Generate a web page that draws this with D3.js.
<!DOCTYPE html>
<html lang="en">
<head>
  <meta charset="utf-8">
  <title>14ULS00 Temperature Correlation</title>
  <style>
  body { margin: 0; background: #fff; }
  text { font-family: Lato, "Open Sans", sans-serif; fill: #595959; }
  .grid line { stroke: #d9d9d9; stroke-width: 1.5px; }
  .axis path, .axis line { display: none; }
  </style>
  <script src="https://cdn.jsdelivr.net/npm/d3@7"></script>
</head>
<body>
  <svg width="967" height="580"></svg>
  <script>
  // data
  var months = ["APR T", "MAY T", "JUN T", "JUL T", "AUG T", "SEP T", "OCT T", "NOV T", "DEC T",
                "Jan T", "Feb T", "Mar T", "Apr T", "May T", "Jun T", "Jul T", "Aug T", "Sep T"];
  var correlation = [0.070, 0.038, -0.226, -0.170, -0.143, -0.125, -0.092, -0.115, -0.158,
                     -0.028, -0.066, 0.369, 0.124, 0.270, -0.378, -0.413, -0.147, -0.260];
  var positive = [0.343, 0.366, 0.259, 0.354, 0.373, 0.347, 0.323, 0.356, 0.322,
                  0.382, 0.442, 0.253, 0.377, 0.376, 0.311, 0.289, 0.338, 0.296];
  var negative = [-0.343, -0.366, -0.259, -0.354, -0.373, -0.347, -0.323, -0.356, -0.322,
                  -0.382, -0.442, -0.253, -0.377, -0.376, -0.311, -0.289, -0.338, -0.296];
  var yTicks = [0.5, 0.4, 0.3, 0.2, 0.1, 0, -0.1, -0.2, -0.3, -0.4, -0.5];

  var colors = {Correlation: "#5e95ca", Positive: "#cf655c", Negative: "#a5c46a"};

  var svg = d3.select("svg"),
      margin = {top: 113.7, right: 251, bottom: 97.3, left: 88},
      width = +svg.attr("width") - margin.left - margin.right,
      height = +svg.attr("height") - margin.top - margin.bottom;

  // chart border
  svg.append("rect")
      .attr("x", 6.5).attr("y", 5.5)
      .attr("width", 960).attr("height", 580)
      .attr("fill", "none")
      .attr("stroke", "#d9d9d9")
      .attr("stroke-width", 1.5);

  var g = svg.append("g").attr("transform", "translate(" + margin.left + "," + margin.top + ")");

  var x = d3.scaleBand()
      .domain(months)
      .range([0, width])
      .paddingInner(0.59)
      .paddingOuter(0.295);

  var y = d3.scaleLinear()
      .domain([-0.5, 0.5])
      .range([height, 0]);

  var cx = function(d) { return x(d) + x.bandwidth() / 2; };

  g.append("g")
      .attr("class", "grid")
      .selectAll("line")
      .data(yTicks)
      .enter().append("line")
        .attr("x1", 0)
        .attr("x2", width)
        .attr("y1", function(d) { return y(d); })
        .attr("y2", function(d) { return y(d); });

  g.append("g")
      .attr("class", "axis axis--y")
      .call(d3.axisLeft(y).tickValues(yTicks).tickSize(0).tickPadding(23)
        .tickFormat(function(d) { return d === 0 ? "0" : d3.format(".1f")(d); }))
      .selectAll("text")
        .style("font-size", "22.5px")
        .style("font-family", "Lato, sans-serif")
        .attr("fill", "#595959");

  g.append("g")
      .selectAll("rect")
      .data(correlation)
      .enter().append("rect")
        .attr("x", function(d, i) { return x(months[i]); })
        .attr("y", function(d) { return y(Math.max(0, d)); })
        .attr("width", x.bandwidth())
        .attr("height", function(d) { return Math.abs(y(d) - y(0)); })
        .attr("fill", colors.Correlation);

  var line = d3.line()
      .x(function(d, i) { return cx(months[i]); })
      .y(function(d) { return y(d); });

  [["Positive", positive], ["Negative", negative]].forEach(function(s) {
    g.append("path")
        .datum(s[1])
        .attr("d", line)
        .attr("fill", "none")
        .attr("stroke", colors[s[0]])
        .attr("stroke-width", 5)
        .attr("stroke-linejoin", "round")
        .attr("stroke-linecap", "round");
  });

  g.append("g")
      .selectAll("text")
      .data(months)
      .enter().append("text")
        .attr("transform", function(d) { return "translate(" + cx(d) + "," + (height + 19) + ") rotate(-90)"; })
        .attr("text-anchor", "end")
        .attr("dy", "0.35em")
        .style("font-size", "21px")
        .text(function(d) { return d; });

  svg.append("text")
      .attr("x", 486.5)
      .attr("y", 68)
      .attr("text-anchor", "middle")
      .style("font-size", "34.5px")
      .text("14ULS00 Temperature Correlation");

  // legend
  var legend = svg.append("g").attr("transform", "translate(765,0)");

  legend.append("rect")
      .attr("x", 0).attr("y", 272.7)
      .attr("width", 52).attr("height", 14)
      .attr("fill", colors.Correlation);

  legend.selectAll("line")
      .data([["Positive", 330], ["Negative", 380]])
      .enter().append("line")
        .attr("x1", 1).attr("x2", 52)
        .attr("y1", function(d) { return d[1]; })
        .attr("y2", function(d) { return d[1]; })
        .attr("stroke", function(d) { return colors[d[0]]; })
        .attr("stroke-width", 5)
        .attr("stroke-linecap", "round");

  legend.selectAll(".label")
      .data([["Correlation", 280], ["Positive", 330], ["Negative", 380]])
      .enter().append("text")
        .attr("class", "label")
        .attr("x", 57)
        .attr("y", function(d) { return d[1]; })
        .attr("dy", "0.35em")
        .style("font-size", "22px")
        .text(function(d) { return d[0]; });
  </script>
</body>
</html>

## [STATED TASK]
Everything from the first line of the data through the line containing "margin.top - margin.bottom;" should be echoed exactly. Add nothing.

## [EXPECTED ANSWER]
Generate a web page that draws this with D3.js.
<!DOCTYPE html>
<html lang="en">
<head>
  <meta charset="utf-8">
  <title>14ULS00 Temperature Correlation</title>
  <style>
  body { margin: 0; background: #fff; }
  text { font-family: Lato, "Open Sans", sans-serif; fill: #595959; }
  .grid line { stroke: #d9d9d9; stroke-width: 1.5px; }
  .axis path, .axis line { display: none; }
  </style>
  <script src="https://cdn.jsdelivr.net/npm/d3@7"></script>
</head>
<body>
  <svg width="967" height="580"></svg>
  <script>
  // data
  var months = ["APR T", "MAY T", "JUN T", "JUL T", "AUG T", "SEP T", "OCT T", "NOV T", "DEC T",
                "Jan T", "Feb T", "Mar T", "Apr T", "May T", "Jun T", "Jul T", "Aug T", "Sep T"];
  var correlation = [0.070, 0.038, -0.226, -0.170, -0.143, -0.125, -0.092, -0.115, -0.158,
                     -0.028, -0.066, 0.369, 0.124, 0.270, -0.378, -0.413, -0.147, -0.260];
  var positive = [0.343, 0.366, 0.259, 0.354, 0.373, 0.347, 0.323, 0.356, 0.322,
                  0.382, 0.442, 0.253, 0.377, 0.376, 0.311, 0.289, 0.338, 0.296];
  var negative = [-0.343, -0.366, -0.259, -0.354, -0.373, -0.347, -0.323, -0.356, -0.322,
                  -0.382, -0.442, -0.253, -0.377, -0.376, -0.311, -0.289, -0.338, -0.296];
  var yTicks = [0.5, 0.4, 0.3, 0.2, 0.1, 0, -0.1, -0.2, -0.3, -0.4, -0.5];

  var colors = {Correlation: "#5e95ca", Positive: "#cf655c", Negative: "#a5c46a"};

  var svg = d3.select("svg"),
      margin = {top: 113.7, right: 251, bottom: 97.3, left: 88},
      width = +svg.attr("width") - margin.left - margin.right,
      height = +svg.attr("height") - margin.top - margin.bottom;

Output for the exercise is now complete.